▸ **Material**:
_ _ _ _ _
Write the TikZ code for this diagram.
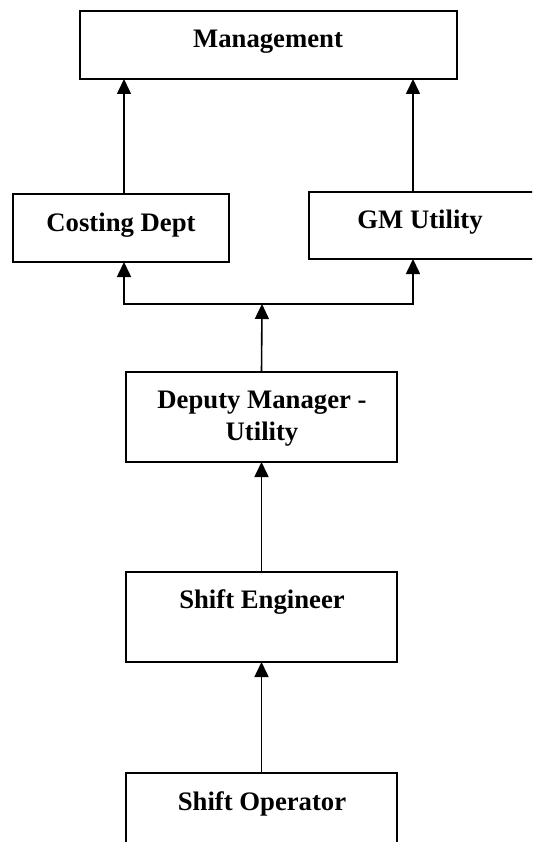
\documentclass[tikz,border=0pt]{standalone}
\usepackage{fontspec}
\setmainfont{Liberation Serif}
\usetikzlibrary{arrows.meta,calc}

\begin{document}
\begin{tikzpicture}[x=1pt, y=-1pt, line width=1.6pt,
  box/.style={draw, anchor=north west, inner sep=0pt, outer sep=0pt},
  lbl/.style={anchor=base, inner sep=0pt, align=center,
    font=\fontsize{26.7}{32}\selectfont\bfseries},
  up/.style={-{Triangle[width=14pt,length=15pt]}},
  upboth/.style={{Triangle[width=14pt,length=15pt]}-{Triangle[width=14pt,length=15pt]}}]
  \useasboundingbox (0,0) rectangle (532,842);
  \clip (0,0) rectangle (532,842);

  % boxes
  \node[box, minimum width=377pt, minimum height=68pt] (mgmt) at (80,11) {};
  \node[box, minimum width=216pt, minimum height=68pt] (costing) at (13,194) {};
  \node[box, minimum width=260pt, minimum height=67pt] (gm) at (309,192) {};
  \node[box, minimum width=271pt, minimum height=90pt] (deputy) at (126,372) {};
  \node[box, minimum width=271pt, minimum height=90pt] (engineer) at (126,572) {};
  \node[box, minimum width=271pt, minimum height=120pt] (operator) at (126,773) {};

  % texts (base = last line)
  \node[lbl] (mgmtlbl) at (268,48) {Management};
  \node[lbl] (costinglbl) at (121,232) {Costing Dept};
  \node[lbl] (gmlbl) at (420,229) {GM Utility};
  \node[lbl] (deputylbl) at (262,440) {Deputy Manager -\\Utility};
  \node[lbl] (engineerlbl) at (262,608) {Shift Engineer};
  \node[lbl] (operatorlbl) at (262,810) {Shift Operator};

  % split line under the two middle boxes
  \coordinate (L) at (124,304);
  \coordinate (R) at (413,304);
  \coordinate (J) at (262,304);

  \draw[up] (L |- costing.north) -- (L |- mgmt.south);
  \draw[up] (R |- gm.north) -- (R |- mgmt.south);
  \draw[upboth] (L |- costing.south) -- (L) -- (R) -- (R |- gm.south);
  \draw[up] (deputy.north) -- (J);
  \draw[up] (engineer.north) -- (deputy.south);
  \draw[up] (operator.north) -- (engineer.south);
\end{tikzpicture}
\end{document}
_ _ _ _ _
Repeat the data in full and exactly. Omit pictures.

Write the TikZ code for this diagram.
\documentclass[tikz,border=0pt]{standalone}
\usepackage{fontspec}
\setmainfont{Liberation Serif}
\usetikzlibrary{arrows.meta,calc}

\begin{document}
\begin{tikzpicture}[x=1pt, y=-1pt, line width=1.6pt,
  box/.style={draw, anchor=north west, inner sep=0pt, outer sep=0pt},
  lbl/.style={anchor=base, inner sep=0pt, align=center,
    font=\fontsize{26.7}{32}\selectfont\bfseries},
  up/.style={-{Triangle[width=14pt,length=15pt]}},
  upboth/.style={{Triangle[width=14pt,length=15pt]}-{Triangle[width=14pt,length=15pt]}}]
  \useasboundingbox (0,0) rectangle (532,842);
  \clip (0,0) rectangle (532,842);

  % boxes
  \node[box, minimum width=377pt, minimum height=68pt] (mgmt) at (80,11) {};
  \node[box, minimum width=216pt, minimum height=68pt] (costing) at (13,194) {};
  \node[box, minimum width=260pt, minimum height=67pt] (gm) at (309,192) {};
  \node[box, minimum width=271pt, minimum height=90pt] (deputy) at (126,372) {};
  \node[box, minimum width=271pt, minimum height=90pt] (engineer) at (126,572) {};
  \node[box, minimum width=271pt, minimum height=120pt] (operator) at (126,773) {};

  % texts (base = last line)
  \node[lbl] (mgmtlbl) at (268,48) {Management};
  \node[lbl] (costinglbl) at (121,232) {Costing Dept};
  \node[lbl] (gmlbl) at (420,229) {GM Utility};
  \node[lbl] (deputylbl) at (262,440) {Deputy Manager -\\Utility};
  \node[lbl] (engineerlbl) at (262,608) {Shift Engineer};
  \node[lbl] (operatorlbl) at (262,810) {Shift Operator};

  % split line under the two middle boxes
  \coordinate (L) at (124,304);
  \coordinate (R) at (413,304);
  \coordinate (J) at (262,304);

  \draw[up] (L |- costing.north) -- (L |- mgmt.south);
  \draw[up] (R |- gm.north) -- (R |- mgmt.south);
  \draw[upboth] (L |- costing.south) -- (L) -- (R) -- (R |- gm.south);
  \draw[up] (deputy.north) -- (J);
  \draw[up] (engineer.north) -- (deputy.south);
  \draw[up] (operator.north) -- (engineer.south);
\end{tikzpicture}
\end{document}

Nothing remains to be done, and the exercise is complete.